Poca gente vedo nelle librerie dove io passo ore, anche per amicizia con i librai. Nei locali cinematografici vado poco perché il pubblico mi infastidisce con le sue chiacchiere e i film non sono di prima visione. Ai concerti e a teatro, quando vado, continuo a vedere un pubblico meno interessato al palcoscenico che allo sfoggio delle proprie eleganti toilettes. Alle presentazioni di libri vedo sempre e solo gli amici degli amici (a meno che la sala non sia stata riempita da un richiamo di appartenenza ad una “comune fratellanza”) o la presenza di agenti di polizia in tenuta antisommossa perché ciò di cui si parla non è gradito a qualcuno, che manifesta il proprio “anti”. In biblioteca continuo a vedere una massa di frequentatori composta sempre più da lettori di quotidiani e da studenti con il libro davanti, ma con in mano l’immancabile smartphone su cui smanettare in continuazione.

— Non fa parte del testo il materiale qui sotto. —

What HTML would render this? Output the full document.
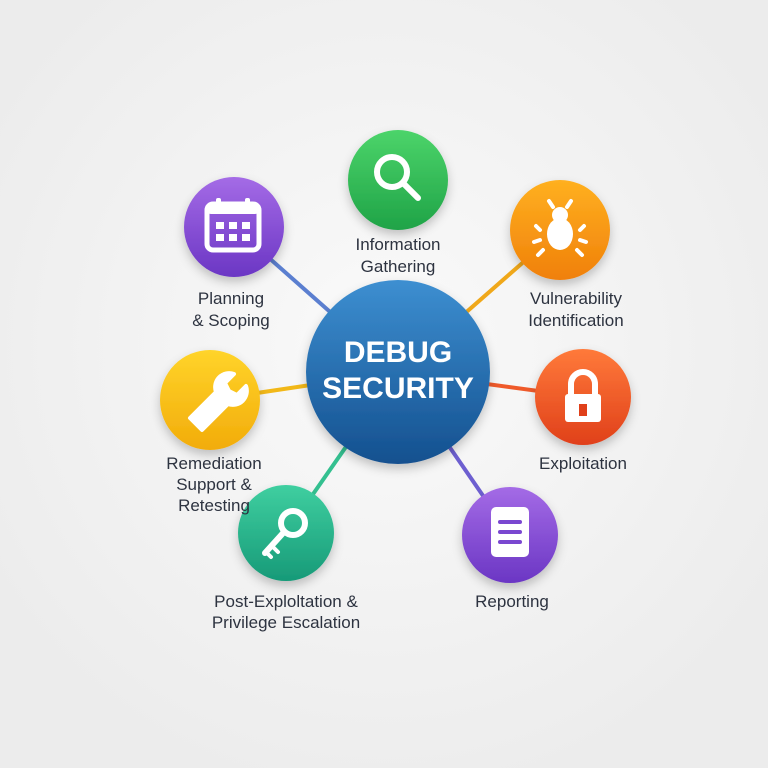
<!DOCTYPE html>
<html><head><meta charset="utf-8"><style>
body{margin:0;width:768px;height:768px;background:#f3f3f3;overflow:hidden}
svg{display:block}
text{font-family:"Liberation Sans",sans-serif;}
</style></head><body>
<svg width="768" height="768" viewBox="0 0 768 768">
<defs>
<radialGradient id="bg" cx="50%" cy="45%" r="60%"><stop offset="0" stop-color="#fafafa"/><stop offset="1" stop-color="#ececec"/></radialGradient>
<linearGradient id="gc" x1="0" y1="0" x2="0" y2="1"><stop offset="0" stop-color="#3d8fd1"/><stop offset="1" stop-color="#14508f"/></linearGradient>
<linearGradient id="g1" x1="0" y1="0" x2="0" y2="1"><stop offset="0" stop-color="#4cd46a"/><stop offset="1" stop-color="#1fa347"/></linearGradient>
<linearGradient id="g2" x1="0" y1="0" x2="0" y2="1"><stop offset="0" stop-color="#a46be6"/><stop offset="1" stop-color="#6b36c4"/></linearGradient>
<linearGradient id="g3" x1="0" y1="0" x2="0" y2="1"><stop offset="0" stop-color="#ffb020"/><stop offset="1" stop-color="#f0800a"/></linearGradient>
<linearGradient id="g4" x1="0" y1="0" x2="0" y2="1"><stop offset="0" stop-color="#ffd42a"/><stop offset="1" stop-color="#f2ac0a"/></linearGradient>
<linearGradient id="g5" x1="0" y1="0" x2="0" y2="1"><stop offset="0" stop-color="#ff7a3a"/><stop offset="1" stop-color="#e0401a"/></linearGradient>
<linearGradient id="g6" x1="0" y1="0" x2="0" y2="1"><stop offset="0" stop-color="#3fcfa0"/><stop offset="1" stop-color="#179a78"/></linearGradient>
<filter id="sh" x="-30%" y="-30%" width="160%" height="170%"><feDropShadow dx="0" dy="5" stdDeviation="5" flood-color="#000" flood-opacity="0.22"/></filter>
</defs>
<rect width="768" height="768" fill="url(#bg)"/>
<g stroke-width="4" stroke-linecap="round">
<line x1="398" y1="372" x2="234" y2="227" stroke="#5b7fd0"/>
<line x1="398" y1="372" x2="560" y2="230" stroke="#f0a81a"/>
<line x1="398" y1="372" x2="210" y2="400" stroke="#f2b818"/>
<line x1="398" y1="372" x2="583" y2="397" stroke="#ef5a2a"/>
<line x1="398" y1="372" x2="286" y2="533" stroke="#34c090"/>
<line x1="398" y1="372" x2="510" y2="535" stroke="#6d5fd0"/>
</g>
<g filter="url(#sh)">
<circle cx="398" cy="180" r="50" fill="url(#g1)"/>
<circle cx="234" cy="227" r="50" fill="url(#g2)"/>
<circle cx="560" cy="230" r="50" fill="url(#g3)"/>
<circle cx="210" cy="400" r="50" fill="url(#g4)"/>
<circle cx="583" cy="397" r="48" fill="url(#g5)"/>
<circle cx="286" cy="533" r="48" fill="url(#g6)"/>
<circle cx="510" cy="535" r="48" fill="url(#g2)"/>
<circle cx="398" cy="372" r="92" fill="url(#gc)"/>
</g>
<!-- icons -->
<g fill="none" stroke="#fff" stroke-width="6" stroke-linecap="round">
<circle cx="392" cy="172" r="15"/><line x1="403" y1="183" x2="418" y2="198"/>
</g>
<g fill="#fff">
<rect x="207" y="204" width="52" height="46" rx="6" fill="none" stroke="#fff" stroke-width="5"/>
<rect x="207" y="204" width="52" height="10" rx="4"/>
<rect x="216" y="198" width="5" height="11" rx="2"/><rect x="245" y="198" width="5" height="11" rx="2"/>
<rect x="216" y="222" width="8" height="7"/><rect x="229" y="222" width="8" height="7"/><rect x="242" y="222" width="8" height="7"/>
<rect x="216" y="234" width="8" height="7"/><rect x="229" y="234" width="8" height="7"/><rect x="242" y="234" width="8" height="7"/>
<ellipse cx="560" cy="234" rx="13" ry="16"/><circle cx="560" cy="215" r="8"/>
<rect x="567" y="407" width="0" height="0"/>
<rect x="565" y="394" width="36" height="28" rx="3"/>
<rect x="579" y="404" width="8" height="12" fill="#e0401a"/>
<rect x="491" y="507" width="38" height="50" rx="5"/>
</g>
<g stroke="#fff" stroke-width="4" stroke-linecap="round" fill="none">
<line x1="540" y1="230" x2="536" y2="226"/><line x1="540" y1="240" x2="534" y2="242"/><line x1="543" y1="250" x2="538" y2="255"/>
<line x1="580" y1="230" x2="584" y2="226"/><line x1="580" y1="240" x2="586" y2="242"/><line x1="577" y1="250" x2="582" y2="255"/>
<line x1="553" y1="207" x2="549" y2="201"/><line x1="567" y1="207" x2="571" y2="201"/>
<path d="M571 394 v-10 a12 12 0 0 1 24 0 v10" stroke-width="6"/>
<line x1="500" y1="522" x2="520" y2="522" stroke="#7a48d0"/><line x1="500" y1="532" x2="520" y2="532" stroke="#7a48d0"/><line x1="500" y1="542" x2="520" y2="542" stroke="#7a48d0"/>
<circle cx="293" cy="523" r="12" stroke-width="6"/>
<line x1="284" y1="532" x2="265" y2="553" stroke-width="6"/><line x1="272" y1="546" x2="278" y2="552"/><line x1="266" y1="552" x2="271" y2="557"/>
</g>
<path d="M190 418 L216 392 a14 14 0 0 1 18 -18 l-9 9 4 8 8 4 9 -9 a14 14 0 0 1 -18 18 L202 430 z" fill="#fff" stroke="#fff" stroke-width="4" stroke-linejoin="round"/>
<text x="398" y="362" font-size="30" font-weight="bold" fill="#fff" text-anchor="middle">DEBUG</text>
<text x="398" y="398" font-size="30" font-weight="bold" fill="#fff" text-anchor="middle">SECURITY</text>
<g font-size="17" fill="#2d3340" text-anchor="middle">
<text x="398" y="250">Information</text><text x="398" y="272">Gathering</text>
<text x="231" y="304">Planning</text><text x="231" y="326">&amp; Scoping</text>
<text x="576" y="304">Vulnerability</text><text x="576" y="326">Identification</text>
<text x="583" y="469">Exploitation</text>
<text x="214" y="469">Remediation</text><text x="214" y="490">Support &amp;</text><text x="214" y="511">Retesting</text>
<text x="286" y="607">Post-Exploltation &amp;</text><text x="286" y="628">Privilege Escalation</text>
<text x="512" y="607">Reporting</text>
</g>
</svg>
</body></html>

In alcune sale espositive posso apprezzare solo opere scelte da chi si è visto affidato il potere di gestirle e quindi di decidere chi e quando deve esporre; in altre si registra una riduzione di spazi, perché il sindaco ha deciso di destinarne una parte ad altro uso, non artistico o culturale; in altre ancora sento dire che quella mostra non ci sta bene perché l’artista non è all’altezza.
Intanto continuo a dover lamentare una mancanza di un dibattito autentico, di crescita collettiva della cittadinanza, un disinteresse completo degli amministratori e un interesse rivolto solo ad iniziative di nessuna valenza culturale. Continua il degrado, manca la partecipazione, progredisce la desertificazione e arretra la cultura. I più non si arrischiano ad esprimere il proprio pensiero e chi lo fa si nasconde dietro l’anonimo. Tutti gli altri se ne stanno in silenzio, nascosti “dietro le finestre”.